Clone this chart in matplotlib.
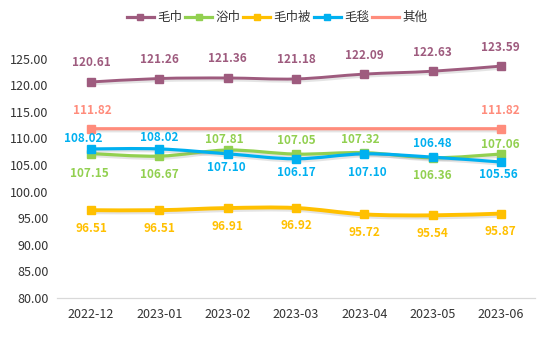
import numpy as np
import matplotlib
matplotlib.use("Agg")
import matplotlib.pyplot as plt
import matplotlib.patheffects as pe
from matplotlib.path import Path
from matplotlib.patches import PathPatch
from matplotlib.lines import Line2D

plt.rcParams['font.family'] = ['Noto Sans CJK SC', 'DejaVu Sans']

# data
months = ['2022-12', '2023-01', '2023-02', '2023-03', '2023-04', '2023-05', '2023-06']
towel = [120.61, 121.26, 121.36, 121.18, 122.09, 122.63, 123.59]        # 毛巾
bath_towel = [107.15, 106.67, 107.81, 107.05, 107.32, 106.36, 107.06]   # 浴巾
towel_quilt = [96.51, 96.51, 96.91, 96.92, 95.72, 95.54, 95.87]         # 毛巾被
blanket = [108.02, 108.02, 107.10, 106.17, 107.10, 106.48, 105.56]      # 毛毯
other = [111.82, 111.82, 111.82, 111.82, 111.82, 111.82, 111.82]        # 其他

names = ['毛巾', '浴巾', '毛巾被', '毛毯', '其他']
colors = ['#9E5B7E', '#92D050', '#FFC000', '#00B0F0', '#FF8C7C']

# label offsets in pixels (dx, dy)
towel_off = [(0, 19)] * 7
bath_off = [(-2, -20), (0, -18), (-3, 11), (0, 14), (-4, 13), (0, -18), (-1, 10)]
quilt_off = [(0, -18)] * 7
blanket_off = [(-8, 10), (0, 11), (-1, -14), (0, -14), (3, -19), (0, 14), (-2, -12)]
other_off = [(1, 18), None, None, None, None, None, (0, 18)]


def smooth_path(x, y):
    # Catmull-Rom -> cubic bezier, drawn by matplotlib's own curve code
    pts = np.column_stack([x, y]).astype(float)
    verts = [pts[0]]
    codes = [Path.MOVETO]
    n = len(pts)
    for i in range(n - 1):
        p0 = pts[i - 1] if i > 0 else pts[i]
        p1 = pts[i]
        p2 = pts[i + 1]
        p3 = pts[i + 2] if i + 2 < n else pts[i + 1]
        c1 = p1 + (p2 - p0) / 6.0
        c2 = p2 - (p3 - p1) / 6.0
        verts += [c1, c2, p2]
        codes += [Path.CURVE4] * 3
    return Path(verts, codes)


fig = plt.figure(figsize=(5.54, 3.38), dpi=100)
ax = fig.add_axes([0.1029, 0.1183, 0.8628, 0.7083])

x = np.arange(len(months))
series = [towel, bath_towel, towel_quilt, blanket, other]
offsets = [towel_off, bath_off, quilt_off, blanket_off, other_off]
widths = [2.1, 2.3, 2.8, 2.3, 2.3]

shadow = [pe.SimpleLineShadow(offset=(1, -1.5), shadow_color='#888888', alpha=0.22), pe.Normal()]

for vals, col, lw, offs, name in zip(series, colors, widths, offsets, names):
    patch = PathPatch(smooth_path(x, vals), fill=False, edgecolor=col, lw=lw,
                      capstyle='round', joinstyle='round', zorder=3)
    patch.set_path_effects(shadow)
    ax.add_patch(patch)
    if name == '其他':
        mx = [x[0], x[-1]]
        my = [vals[0], vals[-1]]
    else:
        mx, my = x, vals
    ax.plot(mx, my, 's', color=col, ms=5.5, zorder=4)
    for xi, v, off in zip(x, vals, offs):
        if off is None:
            continue
        ax.annotate(f'{v:.2f}', (xi, v), xytext=off, textcoords='offset pixels',
                    ha='center', va='center', fontsize=8.5, fontweight='bold',
                    color=col, zorder=5)

ax.set_xlim(-0.5, len(months) - 0.5)
ax.set_ylim(80, 125)
ax.set_yticks(np.arange(80, 126, 5))
ax.set_yticklabels([f'{t:.2f}' for t in np.arange(80, 126, 5)])
ax.set_xticks(x)
ax.set_xticklabels(months)
ax.tick_params(axis='both', length=0, labelsize=9, labelcolor='#333333')
ax.tick_params(axis='y', pad=6)
ax.tick_params(axis='x', pad=7)

for s in ['top', 'right', 'left']:
    ax.spines[s].set_visible(False)
ax.spines['bottom'].set_color('#D9D9D9')
ax.spines['bottom'].set_linewidth(0.9)

handles = []
for name, col in zip(names, colors):
    mk = None if name == '其他' else 's'
    handles.append(Line2D([], [], color=col, lw=2.3, marker=mk, ms=5))
fig.legend(handles, names, loc='center', bbox_to_anchor=(0.5, 0.948), ncol=5,
           frameon=False, fontsize=9, handlelength=2.2, handletextpad=0.25,
           columnspacing=0.2, labelcolor='#333333')

fig.savefig('out.png', dpi=100)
-*-
Search the data above for the string "matplotlib" and copy each line that has it.

» IN RESPONSE:
Clone this chart in matplotlib.
import matplotlib
matplotlib.use("Agg")
import matplotlib.pyplot as plt
import matplotlib.patheffects as pe
from matplotlib.path import Path
from matplotlib.patches import PathPatch
from matplotlib.lines import Line2D
    # Catmull-Rom -> cubic bezier, drawn by matplotlib's own curve code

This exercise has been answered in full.